Zdaniem prezydenta litewskiej Konfederacji Przemysłu odłączenie od płatności SWIFT jest kwestią czasu.
Przypomnijmy, że płatności SWIFT, to rodzaj przelewu międzynarodowego wysyłanego za pośrednictwem międzynarodowej sieci płatności SWIFT, która jest zarazem jedną z największych sieci komunikacji finansowej na świecie. Odłączenie od SWIFT oznacza dla białoruskiego sektora bankowego poważne problemy.
Białoruskie władze szykowały się już wcześniej na tę sytuację. W ubiegłym roku opozycyjna "Nasza Niwa" ujawniła, że Narodowy Bank Republiki Białorusi (NBRB) zwrócił się do miejscowych instytucji finansowych z prośbą o podłączenie się do systemu SPFS, będącego rosyjskim odpowiednikiem międzynarodowego systemu SWIFT. Dostęp do niego może częściowo ograniczyć straty związane z odłączeniem od płatności SWIFT.
Przypomnijmy, że w połowie czerwca tego roku ambasadorowie UE dali zgodzili się na nałożenie sankcji na osoby i podmioty na Białorusi odpowiedzialne za zmuszenie do lądowania w Mińsku samolotu linii Ryanair i represje w tym kraju. Sankcje polegały na zamrożeniu aktywów i zakazie wydawania wiz do UE. Na liście znalazło się 80 osób i kilka podmiotów.

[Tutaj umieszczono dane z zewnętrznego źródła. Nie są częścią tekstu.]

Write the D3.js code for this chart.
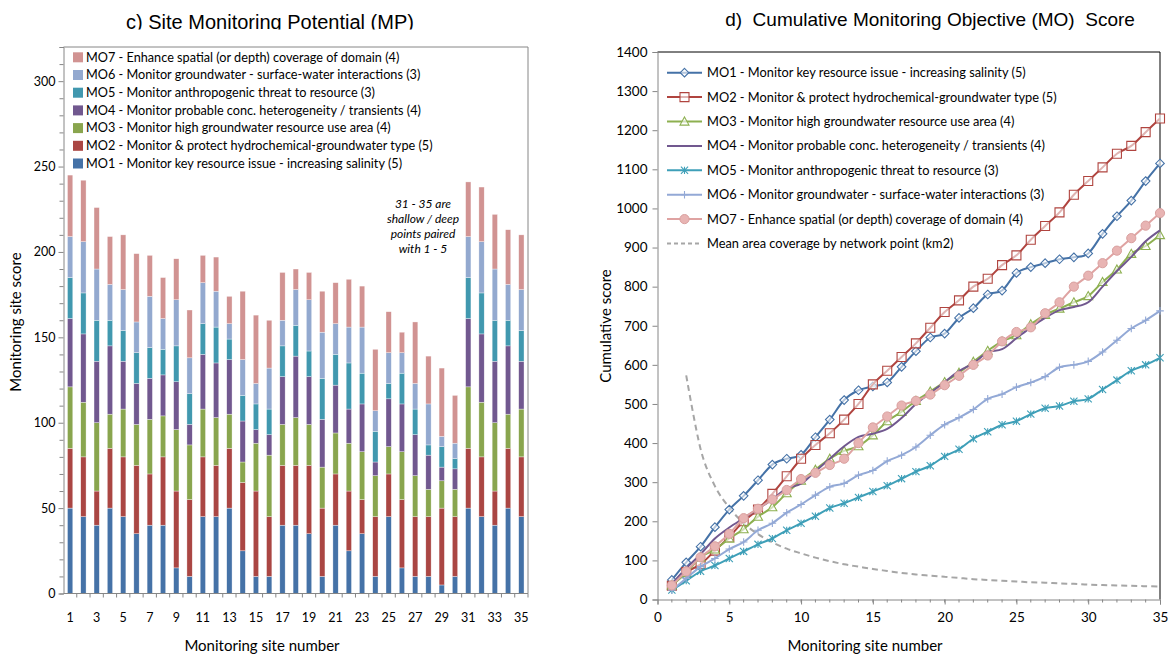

Z kolei na początku sierpnia USA, Wielka Brytania i Kanada nałożyły kolejne sankcje na Białoruś, w rocznicę sfałszowanych wyborów prezydenckich na Białorusi. Ich głównym celem są oligarchowie i białoruscy biznesmeni oraz kolejne firmy państwowe, w tym m.in. Biełaruskalij, gigant przemysłu potasowego, oraz Grodzieńska Fabryka Tytoniowa "Niemen". Restrykcjami objęto również byłych i obecnych szefów tych firm.